Written & Directed by Mongolian Filmmaker Byambasuren Davaa

December 13th, 2007 · Written by · No Comments

Cave of the Yellow Dog

When at its best, cinema transports its audience to another time and place, freeing the throngs of weary cubicle-dwellers from the throes of their everyday existence. A film usually does this in one of two ways: by providing a penetrating look at our own world that is somehow more real than the reality it portrays, or by offering entry into a fantasy realm—a world of imagination recognizable by virtue of its being unrecognizable. The Cave of the Yellow Dog, a genre-blurring docudrama about a real family scratching out a traditional existence on the desolate plains of Mongolia, does both.

This is a world of herding, mountains, fields, and silence, where a man discusses with his friends the growing threat of wolves before hopping on a shockingly out-of-place moped and riding off to sell sheepskins in the city.

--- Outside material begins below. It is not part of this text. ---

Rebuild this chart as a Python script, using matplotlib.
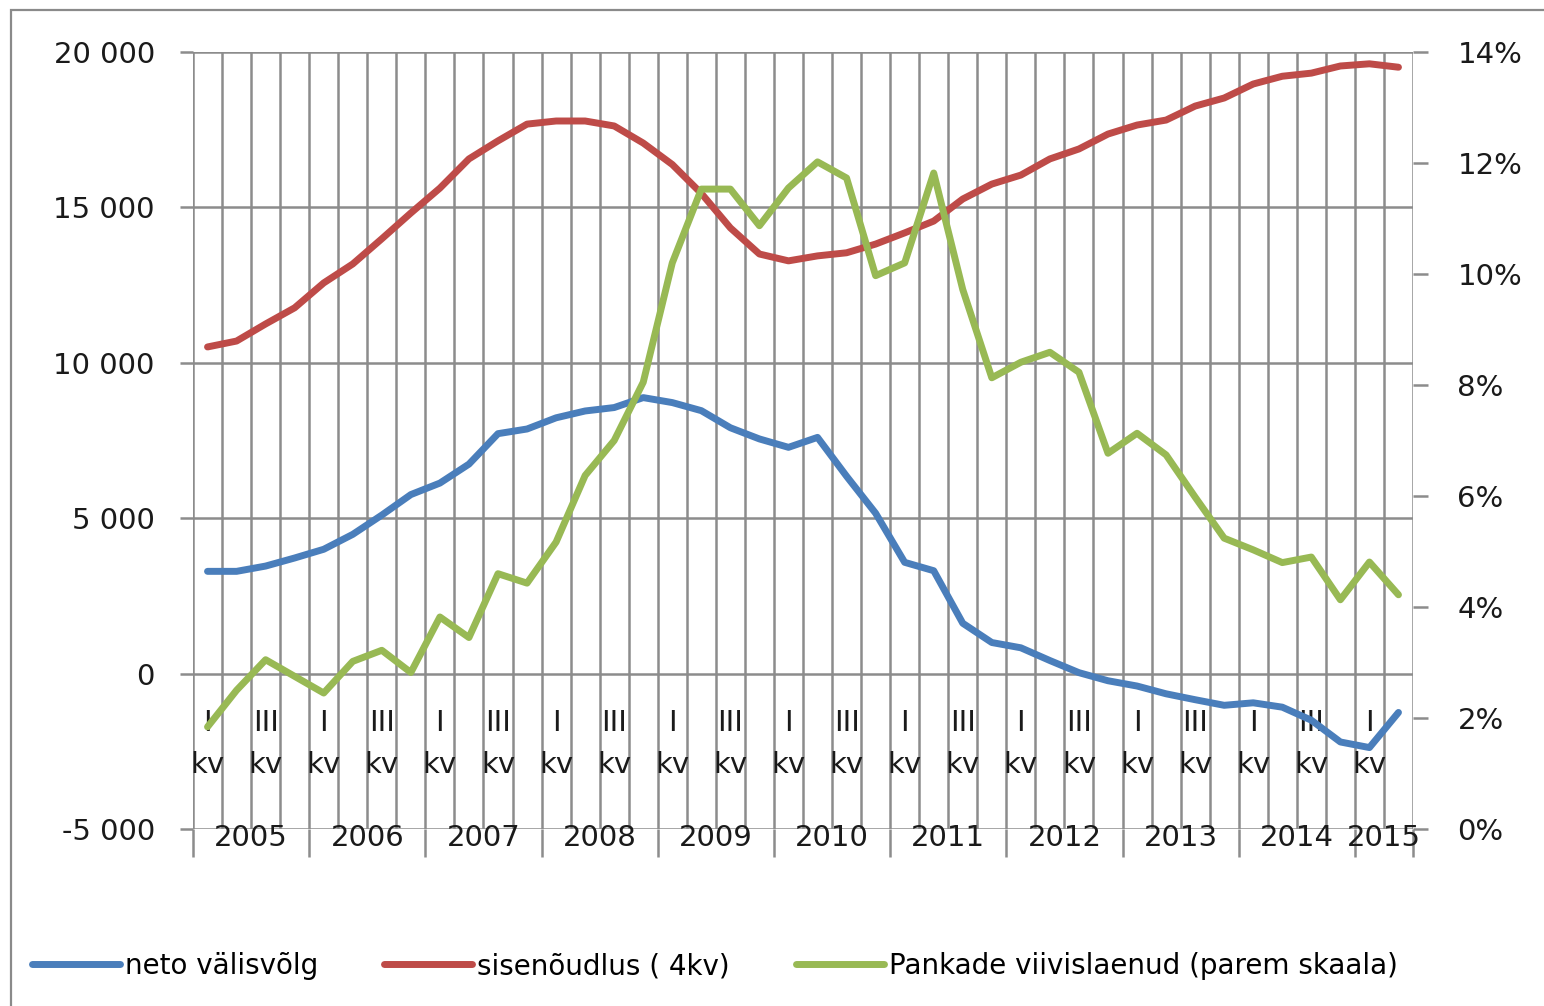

The film was written and directed by Mongolian filmmaker Byambasuren Davaa, although it is never clear just how much writing was involved. Due to the nature of the events that unfold, the story must have been scripted, but the family’s “acting” (especially that of the little children) seems far too natural to have been contrived. The plot follows a young girl whose father forbids her to keep a stray dog she finds in a nearby cave, set against the backdrop of the family’s isolated and precarious pastoral lifestyle. This is a world of herding, mountains, fields, and silence, where a man discusses with his friends the growing threat of wolves before hopping on a shockingly out-of-place moped and riding off to sell sheepskins in the city. When he returns with a few small gifts, including a garishly modern plastic pot, we see two worlds brush clumsily up against one another.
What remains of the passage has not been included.